The digital world poses many threats, as it does in opportunities

A careful balance has to be struck in both supply (how information is being crafted out of ideas) and demand (the way people process information)

Inspired by another brilliant Gillian Tett’s piece in FT Weekend, here is my short rumination on the subject of digital world giving us, readers, as much scorn and hate, as opportunity and hope: the cost base, the unit economics and the distribution network.

First, from the FT article:

The local newspaper industry has declined as advertising has collapsed, and the FCC has lost most of its regulatory power. Meanwhile, the internet has enabled the launch of numerous media start-ups and, in the competitive world of cable TV, channels need to create loyal niche audiences rather than placate the FCC. FT Weekend — Jul 16th, 2017

The cost base: the web totally dismantled long-standing relationships between platforms and advertisers: the ad buying binge and algorithmic ad placement, curated by code and not by human relationship allowed the new agents, optimised by code, wrestle successfully against the venerable publications. Loosing ad stream, they have also lost the bi-partisanship incentive — and started veering off course to placate either the conservatives, or the liberals.

The unit economics: Hobbyists of the early days of “internet rant” became entrepreneurs and the availability of channels to captivate and enthrall allow them to continue their activity profitably — at a very low cost base.

The distribution network, the low-cost data plan with your free smartphone makes you eat and focus on what you like.

To drive more ads your way, social networks, also low on manpower, but employing optimisation mechanisms, create a dream tunnel, sending your way only the info you’d want to get and not something you won’t

In the end, it’s everyone’s happy, peering into their handheld visors and not seeing the pristine reality.
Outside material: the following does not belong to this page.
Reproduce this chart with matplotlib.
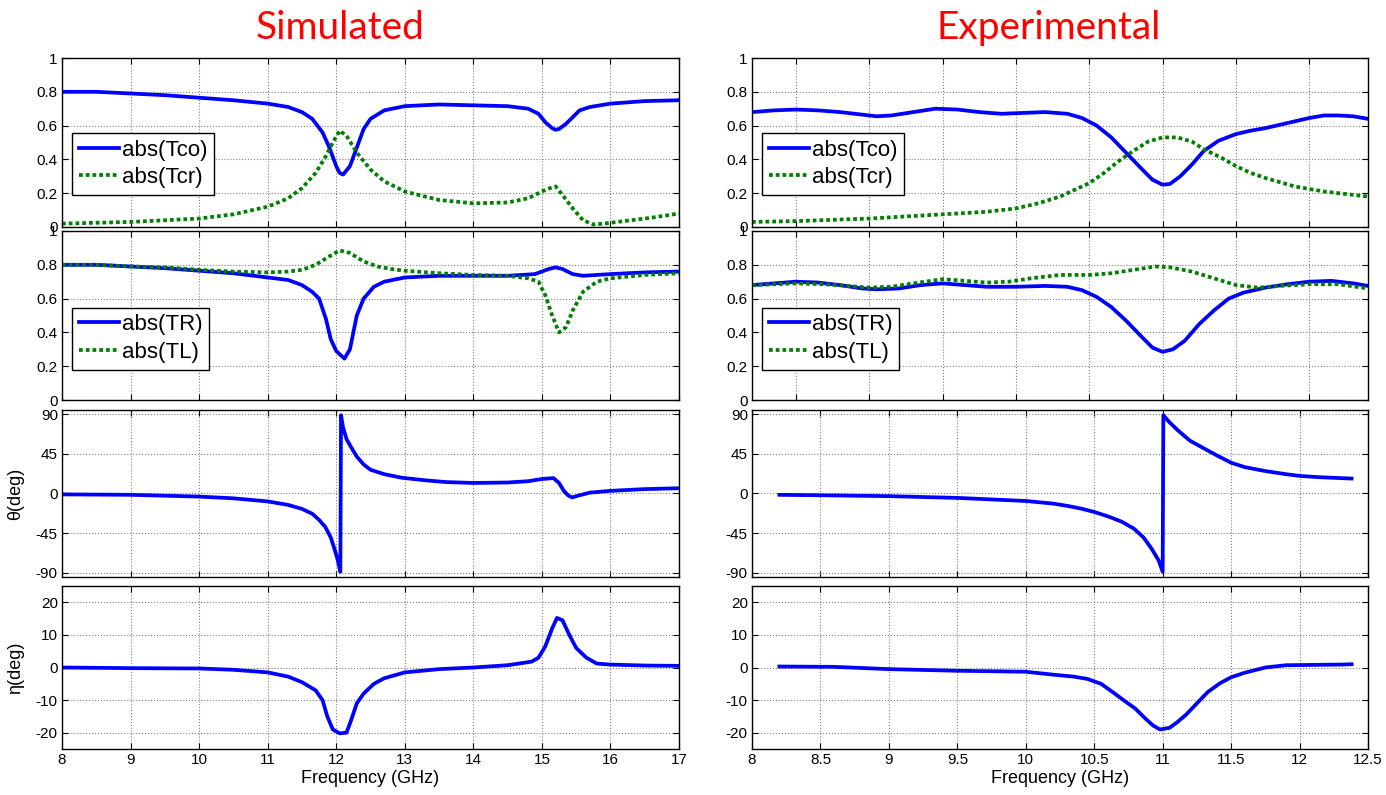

To adjust the aperture, several things should be done:

The supply side should invest in algorithms that would provide a snapshot of the other spectrum, or the one that would outright check the assumptions behind the supposition — and give users a rating of whether the notion is credible and worth following.

The demand side, save their low privacy skills, need to develop critical aim at anything the digital world is sending their way.